The name Sarrazin is back in the headlines in Germany, but this time it's not Thilo Sarrazin, author of a best-selling book that criticises Muslim immigrants for living off social welfare.
It's Mrs Sarrazin. The 59-year-old primary school teacher is facing a parent revolt over charges that she is too authoritarian and not sensitive to cultural differences. Normally, that would be a purely local issue. But due to her marriage to Thilo Sarrazin - who caused a stir last year with a book criticising immigrants for dragging down German culture - supporters say German liberals are using the charges against her as a way of getting back at her spouse.
Thilo Sarrazin, 65, already stepped down from Germany's central bank in the autumn over the furore centering around his book, Deutschland Schafft Sich Ab (Germany Abolishes Itself), which has sold at least 1.2 million copies and is rumoured to have earned him a 3 million euros (4 million dollars) in author royalties.
Just as the fuss over the book ebbs, spouse Ursula Sarrazin's alleged strict ways at the blackboard have been splashed across the headlines. The dispute is bitter - even hateful - and only rarely nuanced. Some of Mrs Sarrazin's teacher and parent opponents describe her as a 19th-century education dinosaur, tyrannising tender children.
Mrs Sarrazin has defended herself, saying real teachers should be in charge in the classroom. The conflict has escalated so far that pro-Sarrazin readers of newspapers have sent ugly, threatening letters to the principal and parent-teacher association of the school where Mrs Sarrazin teaches in Westend, an upmarket Berlin district.
The police have been called. Anti-Sarrazin people have been extraordinarily vehement too. "In a just world, teachers like her would be sacked on the spot," declared one angry blogger. The issue came to national prominence last week when news weekly Der Spiegel reported there had been a round-robin complaint by more than 50 parents in March 2009 that the teacher "was losing control in class and yelling at the children."
The parents of a dual Japanese and German citizenship boy had been upset that Sarrazin "repeatedly" nicknamed their son "Suzuki," inspired by the Japanese brand of cars and motorcycles. They said this got a laugh from the other children, "who began calling the boy the same name."
A Berlin city newspaper, Tagesspiegel, added that Sarrazin was alleged to have hit a boy in 2001 with a musical instrument, a recorder. "Mrs Sarrazin hit him on the head with it," the father was quoted saying. Sarrazin has given interviews defending herself.
"As a teacher, I need to exercise authority. But I am not authoritarian. I merely lay down rules that the children have to observe. It's what I'm supposed to do," she told a conservative news weekly, Focus. "I never yell in the classroom," she told Bild am Sonntag, a Sunday newspaper.
She said "Suzuki" was a slip of the tongue, not deliberate.

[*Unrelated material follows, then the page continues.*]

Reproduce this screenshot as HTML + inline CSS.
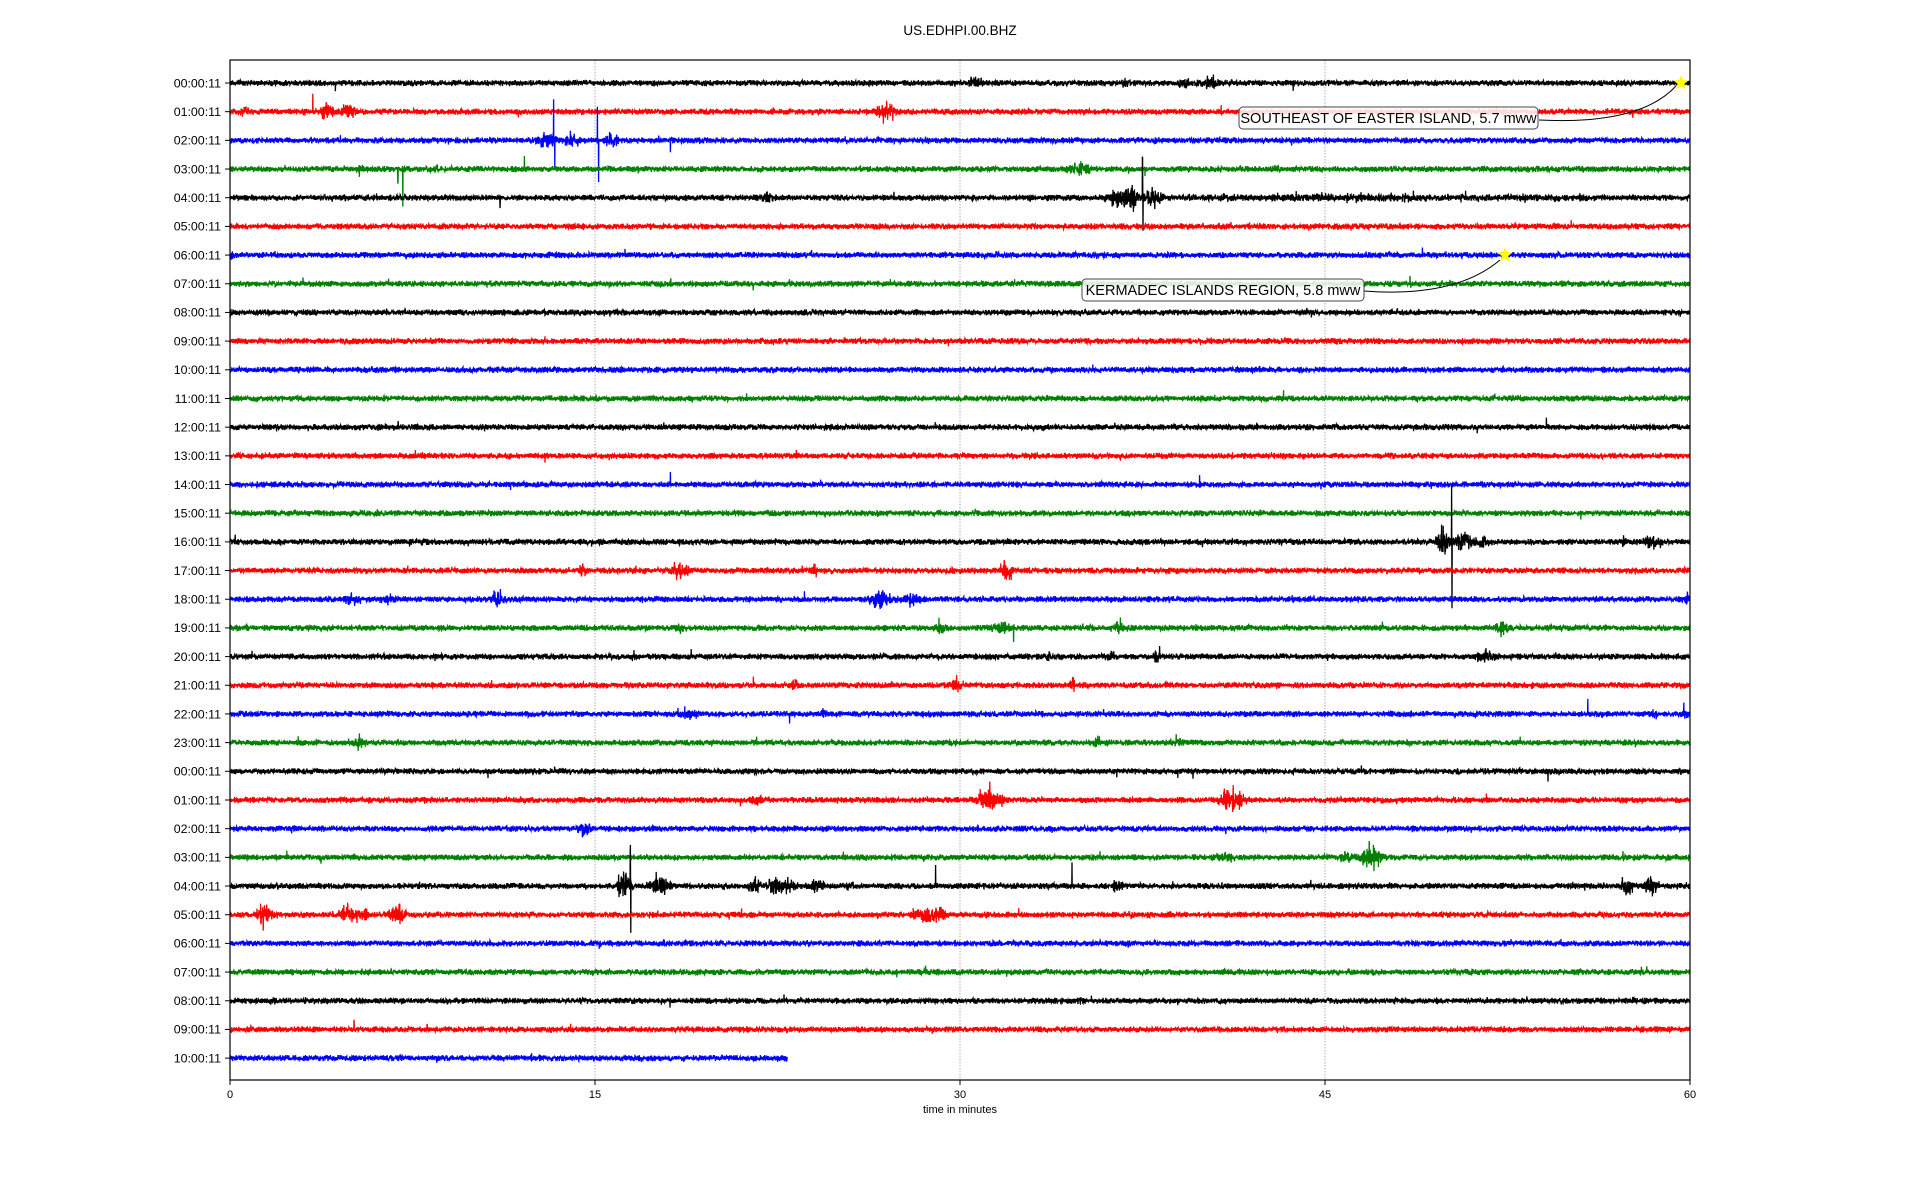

She said neither parent of the boy had ever complained to her about the incident. Sarrazin said several parents of ethnic Turkish children in her class had been defaming her. "The school principal and a certain male teacher have been gunning for me," she added.
Given that media have had no access to Sarrazin in her classroom, most of the back and forth debate remains conjecture. Sarrazin contends she is being "bullied" in response to the controversy her husband unleashed - even before his book he had drawn ire as finance minister of the city-state of Berlin, attacking welfare recipients and the tradition of wearing headscarves. She suggests critics are striking out at her as a surrogate.
"People think, 'We can't get back at Mr Sarrazin, so we'll have a go at Mrs Sarrazin,'" said the schoolteacher, who readily concedes she belongs to the old school when it comes to educational methods. She has been in the teaching profession for 37 years and contends that Berlin children are worse at concentrating than they used to be and are now often incapable of reading even a chapter of a book.
She says it's ridiculous that some parents say, "Have fun," when their offspring head off to school in the morning. "That's what you say to someone going to a party. It would be more appropriate to tell a child, 'Pay attention today,'" she said. The education department of the city-state of Berlin has played down the row, saying parent criticism of teachers happens all the time. The minister, Juergen Zollner, said letters of complaint are received every year about hundreds, sometimes thousands, of teachers. A departmental official added, "We check out all such complaints thoroughly."